Comment 14 Michal Skrivanek 2017-11-24 15:22:23 UTC

there were actual fixes, just somewhere along the way....:)

Comment 15 Toni Feric 2018-03-01 22:31:09 UTC

I am too affected by this catastrophic failure.
ovirt: 4.2.1.7-1.el7.centos

All the VM's that were running before the last reboot of the hypervisor are now affected by the issue and will not boot anymore.
Other VM's, that were powered off are now still ok.

The only workaround I found is to perform the following steps (one by one VM):
- Edit VM
- Remove all disks using the "-" (minus) symbol (do NOT remove permanently!)
- Remove the network adapter using the "-" symbol
- Save the VM without disks
- Edit the VM
- Add the disks using the "+" (plus) symbol and attach the disks previously used. Make sure the root disk has the "boot" flag (OS) set.
- Add the network adapter and connect it to the correct network
- Save the VM
- Run the VM

If there are problems with the network, shutdown, Edit VM, remove Network Adapter, save VM, Edit VM, add the network adapter again and save.

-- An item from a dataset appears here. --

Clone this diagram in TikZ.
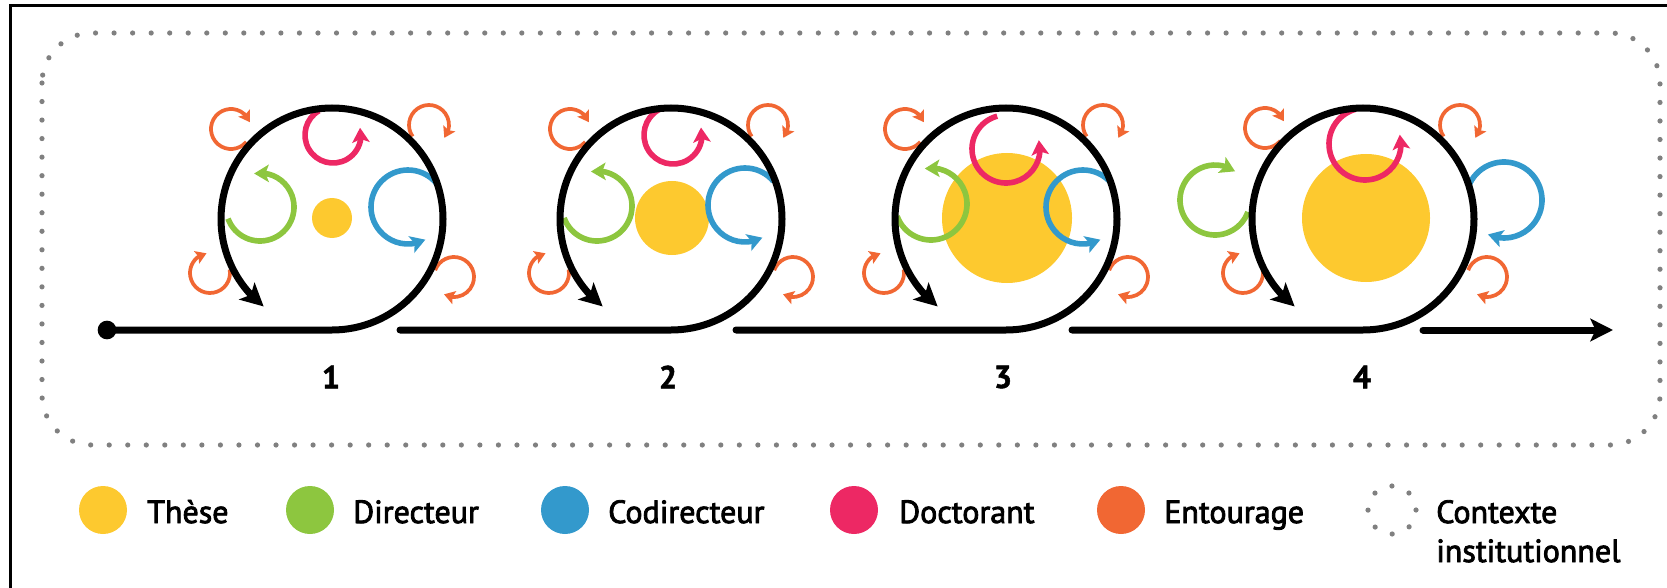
\documentclass[tikz,border=0pt]{standalone}
\usepackage{fontspec}
\setmainfont{PT Sans}
\newfontfamily\legfont{PT Sans}[FakeBold=2.6]
\newfontfamily\numfont{PT Sans}[UprightFont={* Bold}, FakeBold=1.5]
\usetikzlibrary{arrows.meta,bending}

\definecolor{theseYellow}{RGB}{253,201,47}
\definecolor{dirGreen}{RGB}{141,198,63}
\definecolor{codirBlue}{RGB}{51,153,204}
\definecolor{doctPink}{RGB}{237,40,100}
\definecolor{entOrange}{RGB}{241,103,51}
\definecolor{ctxGray}{RGB}{128,128,128}

\tikzset{
  track/.style={line width=5.25pt, line cap=round},
  trackend/.style={track, -{Stealth[length=17pt,width=17pt,inset=4pt]}},
  spin/.style={line width=4.2pt, -{Stealth[length=11pt,width=13pt,inset=2.5pt]}},
  entour/.style={draw=entOrange, line width=2.8pt, -{Stealth[length=8pt,width=10pt,inset=1.5pt]}},
  ctx/.style={draw=ctxGray, line width=3.9pt, line cap=round, dash pattern=on 0pt off 13.9pt},
  legdot/.style={circle, inner sep=0pt, minimum size=36pt},
  legtext/.style={anchor=base west, inner sep=0pt, font=\legfont\fontsize{24}{30}\selectfont},
  steplabel/.style={font=\numfont\fontsize{24}{28}\selectfont},
}

\begin{document}
\begin{tikzpicture}[x=0.75pt,y=0.75pt,yscale=-1,xscale=1]
  \useasboundingbox (0,0) rectangle (1667,588);

  %Frame
  \draw[line width=2.25pt] (10,588) -- (10,6) -- (1667,6);
  %Dotted rounded rect (contexte)
  \draw[ctx, rounded corners=37.5pt] (42,33) rectangle (1660,445);

  %Loop 1
  \begin{scope}[shift={(332,219)}]
    \fill[theseYellow] (0,-1) circle (20);
    \draw[spin, dirGreen] ([shift={(-200:34)}]-72,-12) arc[start angle=-200, end angle=-460, radius=34];
    \draw[spin, doctPink] ([shift={(-120:28)}]1,-84) arc[start angle=-120, end angle=-375, radius=28];
    \draw[spin, codirBlue] ([shift={(-40:37)}]76,-12) arc[start angle=-40, end angle=-298, radius=37];
    \draw[entour] ([shift={(40:20)}]-101,-90) arc[start angle=40, end angle=340, radius=20];
    \draw[entour] ([shift={(-215:20)}]97,-94) arc[start angle=-215, end angle=40, radius=20];
    \draw[entour] ([shift={(-10:20)}]-122,54) arc[start angle=-10, end angle=260, radius=20];
    \draw[entour] ([shift={(-160:20)}]122,58) arc[start angle=-160, end angle=120, radius=20];
  \end{scope}

  %Loop 2
  \begin{scope}[shift={(671,219)}]
    \fill[theseYellow] (1,-1) circle (37);
    \draw[spin, dirGreen] ([shift={(-200:35)}]-74,-13) arc[start angle=-200, end angle=-460, radius=35];
    \draw[spin, doctPink] ([shift={(-120:29)}]2,-84) arc[start angle=-120, end angle=-375, radius=29];
    \draw[spin, codirBlue] ([shift={(-40:37)}]74,-14) arc[start angle=-40, end angle=-298, radius=37];
    \draw[entour] ([shift={(40:20)}]-101,-90) arc[start angle=40, end angle=340, radius=20];
    \draw[entour] ([shift={(-215:20)}]97,-94) arc[start angle=-215, end angle=40, radius=20];
    \draw[entour] ([shift={(-10:20)}]-122,54) arc[start angle=-10, end angle=260, radius=20];
    \draw[entour] ([shift={(-160:20)}]122,58) arc[start angle=-160, end angle=120, radius=20];
  \end{scope}

  %Loop 3
  \begin{scope}[shift={(1006,219)}]
    \fill[theseYellow] (1,-1) circle (65);
    \draw[spin, dirGreen] ([shift={(-200:36)}]-75,-15) arc[start angle=-200, end angle=-460, radius=36];
    \draw[spin, doctPink] ([shift={(-105:34)}]0,-70) arc[start angle=-105, end angle=-375, radius=34];
    \draw[spin, codirBlue] ([shift={(-40:37)}]77,-12) arc[start angle=-40, end angle=-298, radius=37];
    \draw[entour] ([shift={(40:20)}]-101,-90) arc[start angle=40, end angle=340, radius=20];
    \draw[entour] ([shift={(-215:20)}]97,-94) arc[start angle=-215, end angle=40, radius=20];
    \draw[entour] ([shift={(-10:20)}]-122,54) arc[start angle=-10, end angle=260, radius=20];
    \draw[entour] ([shift={(-160:20)}]122,58) arc[start angle=-160, end angle=120, radius=20];
  \end{scope}

  %Loop 4
  \begin{scope}[shift={(1363,219)}]
    \fill[theseYellow] (3,-1) circle (64);
    \draw[spin, dirGreen] ([shift={(20:35)}]-148,-19) arc[start angle=20, end angle=305, radius=35];
    \draw[spin, doctPink] ([shift={(-105:36)}]2,-75) arc[start angle=-105, end angle=-375, radius=36];
    \draw[spin, codirBlue] ([shift={(-160:38)}]141,-19) arc[start angle=-160, end angle=115, radius=38];
    \draw[entour] ([shift={(40:20)}]-98,-91) arc[start angle=40, end angle=340, radius=20];
    \draw[entour] ([shift={(-215:20)}]97,-94) arc[start angle=-215, end angle=40, radius=20];
    \draw[entour] ([shift={(-10:20)}]-120,54) arc[start angle=-10, end angle=260, radius=20];
    \draw[entour] ([shift={(-160:20)}]124,58) arc[start angle=-160, end angle=120, radius=20];
  \end{scope}

  %Track
  \node[circle, fill, inner sep=0pt, minimum size=14pt] (start) at (107,330) {};
  \coordinate (b1) at (332,330); \coordinate (s1) at (400,330);
  \coordinate (b2) at (671,330); \coordinate (s2) at (736,330);
  \coordinate (b3) at (1006,330); \coordinate (s3) at (1072,330);
  \coordinate (b4) at (1363,330); \coordinate (s4) at (1423,330);
  \coordinate (fin) at (1613,330);
  \draw[trackend] (start.center) -- (b1) arc[start angle=90, end angle=-232, radius=111];
  \draw[trackend] (s1) -- (b2) arc[start angle=90, end angle=-232, radius=111];
  \draw[trackend] (s2) -- (b3) arc[start angle=90, end angle=-232, radius=111];
  \draw[trackend] (s3) -- (b4) arc[start angle=90, end angle=-232, radius=111];
  \draw[trackend] (s4) -- (fin);

  % Step labels
  \node[steplabel] (n1) at (331,377) {1};
  \node[steplabel] (n2) at (668,377) {2};
  \node[steplabel] (n3) at (1003,377) {3};
  \node[steplabel] (n4) at (1362,377) {4};

  %Legend
  \node[legdot, fill=theseYellow] (lthese) at (103,510) {};
  \node[legtext] (tthese) at (147,523) {Thèse};
  \node[legdot, fill=dirGreen] (ldir) at (310,510) {};
  \node[legtext] (tdir) at (353,523) {Directeur};
  \node[legdot, fill=codirBlue] (lcodir) at (565,510) {};
  \node[legtext] (tcodir) at (608,523) {Codirecteur};
  \node[legdot, fill=doctPink] (ldoct) at (854,510) {};
  \node[legtext] (tdoct) at (899,523) {Doctorant};
  \node[legdot, fill=entOrange] (lent) at (1121,510) {};
  \node[legtext] (tent) at (1164,523) {Entourage};
  \node[legdot, draw=ctxGray, line width=3.9pt, line cap=round, dash pattern=on 0pt off 14.137pt] (lctx) at (1392,510) {};
  \node[legtext] (tctx) at (1436,523) {Contexte};
  \node[legtext] (tctx2) at (1436,562) {institutionnel};

\end{tikzpicture}
\end{document}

Maybe there is a better, more automated way to rescue the VM's? Anyone ideas?

Comment 16 Aral Can Kaymaz 2018-03-27 14:46:05 UTC

I have some comments on this.

I updated my 2-host, both able to run hosted-engine cluster from 4.1.1.9 (unsure) to 4.2.1.7 yesterday. I will write out some details, as I may have made some mistakes which caused the VMs to not start, but I have found a workaround.

The path I followed:
- Go into global maintenance
- Update the hosted-engine to 4.2
- Disable global maintenance (may have been a mistake)
- Put one host into local maintenance
- Update the node to 4.2
- Disable local maintenance on host
- Put the other host into maintenance
( I had some errors here, so I had to shutdown the hosted engine using 'hosted-engine', start it on the updated host, and put the other one in maintenance - I had to shut down some VMs as well)
- Finish updates
- Update cluster to version 4.2
- Update datacenter to version 4.2

After doing this, the VMs showed the 'up' icon, indicating a shutdown/startup is necessary to make them compatible with 4.2

After shutting down VMs, I found that I could not start them again.
- Pressing run: 'Cannot start VM' without any visible explanation in the UI or the logs (I checked VDSM, engine, libvirt, messages)
- Pressing run-once: 'Bootable disk not found' - the disk seemed to be attached to the VM.

Workaround:
- Click on the VM's name (takes you to the detail page of the VM)
- Go to storage, click on the hard disk, select 'Activate'
- Go to networking, NICs seemed unplugged, changed them to plugged (this may be unnecessary)
- Click 'run-once', click OK, the engine complains that there is no suitable host
- Click 'run', and IT WORKS

I did this on many hosts. Seemed to work everytime. I have Ubuntu/CentOS/FreeBSD guests. All of them had issues, worked with all of them.

Through this way, I didn't have to remove Storage or NICs (I didn't want to save the MACs and re-enter them as there are DHCP reservations on them).

I have also noticed that after the upgrade:
- VMs had the 'random device' attached, it wasn't attached before the update
- VMs had cloud-init enabled, wasn't before
- VMs had a random ISO attached from the domain, e.g. windows was attached on VMs with CentOS installed

Hope this is helpful to someone

Comment 17 Patrick Rutledge 2019-03-09 16:59:57 UTC

First, Aral, THANK YOU.

I am had this problem with the latest rhvm-4.2.8.5-0.1.el7ev.noarch.  I had to do what Aral suggests by re-connecting storage and networking then run once then run and all was fine.  This was after updating from 4.1 to 4.2.
I had to say I was very worried for a bit because the VMs that suffered this were pretty important.